Small Bathrooms
Paint Colors That Make a Small Bathroom Look Bigger
The best small bathroom paint colors to open up a tight space, from soft whites to pale blues, with tips on finish, ceiling tricks, and color placement.

A quart of paint is one of the cheapest ways to change how a bathroom feels. The right small bathroom paint colors can make a 5x8-foot room read noticeably larger without moving a single wall. The wrong ones can shrink it further. Here is what actually works, and why.
Why Color Makes a Room Feel Bigger or Smaller
Paint affects perceived space in two main ways: light reflectance and contrast.
Light colors bounce more natural and artificial light around the room. A wall painted in a soft white with a Light Reflectance Value (LRV) above 75 sends light to the ceiling, into corners, and back toward you.
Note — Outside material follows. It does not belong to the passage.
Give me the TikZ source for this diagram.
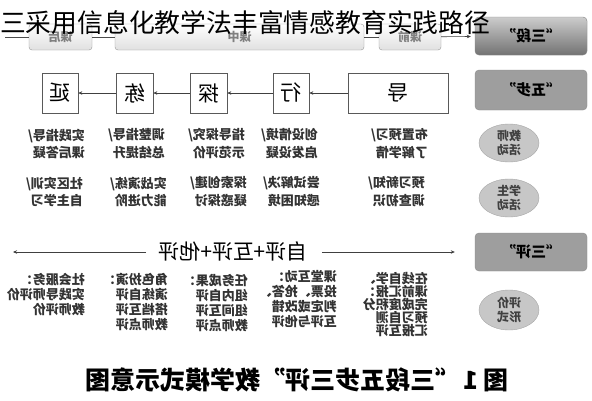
\documentclass[tikz,border=0pt]{standalone}
\usepackage{fontspec}
\setmainfont{Noto Sans CJK SC}
\usetikzlibrary{arrows.meta,shapes.geometric}
\begin{document}
\begin{tikzpicture}[x=1pt,y=-1pt,
  tbox/.style={draw=black!40, rounded corners=3pt, top color=white, bottom color=black!12, minimum height=26pt, inner sep=0pt, font=\fontsize{12}{12}\selectfont\bfseries, text=black!50},
  labbox/.style={draw=black!45, rounded corners=4pt, fill=black!38, minimum width=112pt, inner sep=0pt, font=\fontsize{15}{15}\selectfont\bfseries},
  stepbox/.style={draw=black!65, fill=white, minimum height=40pt, inner sep=0pt, line width=0.6pt, font=\fontsize{21}{21}\selectfont},
  ell/.style={ellipse, draw=black!35, fill=black!22, minimum width=60pt, minimum height=38pt, inner sep=0pt, align=center, font=\fontsize{12}{14}\selectfont\bfseries, text=black!75},
  act/.style={anchor=north west, inner sep=0pt, align=left, font=\fontsize{13}{17.5}\selectfont\bfseries, text=black!80},
  evl/.style={anchor=north west, inner sep=0pt, align=left, font=\fontsize{13}{15}\selectfont\bfseries, text=black!80},
  arr/.style={-{Stealth[length=4pt,width=3.5pt]}, draw=black!75, line width=0.6pt},
  ln/.style={draw=black!70, line width=0.6pt}
]
\fill[white] (0,0) rectangle (592,400);
\useasboundingbox (0,0) rectangle (592,400);
\begin{scope}[shift={(592,0)}, xscale=-1, transform shape]
% row 1
\node[labbox, minimum height=38pt, top color=black!20, bottom color=black!55] (sd) at (61,36) {“三段”};
\node[tbox, minimum width=62pt] (kq) at (182,37) {课前};
\node[tbox, minimum width=249pt] (kz) at (352.5,37) {课中};
\node[tbox, minimum width=63pt] (kh) at (531.5,37) {课后};
\coordinate (tend) at (587,37);
\draw[ln] (kh) -- (tend);
\draw[ln] (kz) -- (kh);
\draw[ln] (kq) -- (kz);
\draw[arr, shorten >=4pt] (kq) -- (sd);
% row 2
\node[labbox, minimum height=40pt] (wb) at (61,90) {“五步”};
\node[stepbox, minimum width=100pt] (d) at (194,93) {导};
\node[stepbox, minimum width=36pt] (x) at (301,93) {行};
\node[stepbox, minimum width=37pt] (t) at (383.5,93) {探};
\node[stepbox, minimum width=37pt] (l) at (457.5,93) {练};
\node[stepbox, minimum width=36pt] (y) at (532,93) {延};
\draw[arr] (d) -- (x);
\draw[arr] (x) -- (t);
\draw[arr] (t) -- (l);
\draw[arr] (l) -- (y);
% activities
\node[ell] (js) at (83,143) {教师\\活动};
\node[ell] (xs) at (83,198) {学生\\活动};
\node[act] (t1) at (164,128.5) {布置预习/\\了解学情};
\node[act] (t2) at (274,128.5) {创设情境/\\启发设疑};
\node[act] (t3) at (347,128.5) {指导探究/\\示范评价};
\node[act] (t4) at (427,128.5) {调整指导/\\总结提升};
\node[act] (t5) at (507,128.5) {实践指导/\\课后答疑};
\node[act] (s1) at (167,176.5) {预习新知/\\调查初识};
\node[act] (s2) at (272,176.5) {尝试解决/\\感知困境};
\node[act] (s3) at (345,176.5) {探索创建/\\疑惑探讨};
\node[act] (s4) at (425,176.5) {实战演练/\\能力进阶};
\node[act] (s5) at (509,176.5) {社区实训/\\自主学习};
% evaluation
\node[labbox, minimum height=38pt] (sp) at (61,252) {“三评”};
\node[font=\fontsize{21}{21}\selectfont, inner sep=0pt] (pj) at (359,252) {自评+互评+他评};
\coordinate (pr) at (579,252);
\draw[arr, shorten <=14pt, shorten >=20pt] (pj) -- (sp);
\draw[arr, shorten <=12pt] (pj.east) -- (pr);
\node[ell, minimum height=40pt] (pf) at (83,310) {评价\\形式};
\node[evl, font=\fontsize{13}{12.8}\selectfont\bfseries] (e1) at (164,272.5) {在线自学、\\课前汇报：\\完成度积分\\预习自测\\汇报互评};
\node[evl] (e2) at (255,270.5) {课堂互动：\\投票、抢答、\\判定或改错\\互评与他评};
\node[evl] (e3) at (344,273.5) {任务成果：\\组内自评\\组间互评\\教师点评};
\node[evl] (e4) at (424,273.5) {角色扮演：\\演练自评\\搭档互评\\教师点评};
\node[evl] (e5) at (507,273.5) {社会服务：\\实践导师评价\\教师评价};
% caption
\node[font=\fontsize{25}{25}\selectfont\bfseries, inner sep=0pt, anchor=west] (c1) at (83,380) {图~1};
\node[font=\fontsize{25}{25}\selectfont\bfseries, inner sep=0pt, anchor=east] (c2) at (507,380) {“三段五步三评”教学模式示意图};
\end{scope}
\node[anchor=west, inner sep=0pt, font=\fontsize{25.8}{26}\selectfont] (title) at (0,23) {三采用信息化教学法丰富情感教育实践路径};
\end{tikzpicture}
\end{document}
That diffusion smooths out boundaries and makes the room feel less boxed in.
Contrast works the opposite way. When walls, trim, and ceiling are all different colors, your eye reads each surface as a separate plane. The room splits into pieces, and you register each one as a limit. Reduce the contrast between surfaces and the room blurs together into something that feels more continuous.
Small bathrooms also tend to have less natural light than other rooms. A color that looks airy in a showroom can go muddy in a windowless bath once the overhead fixture is the only light source. Always check paint chips under the actual lighting conditions before committing.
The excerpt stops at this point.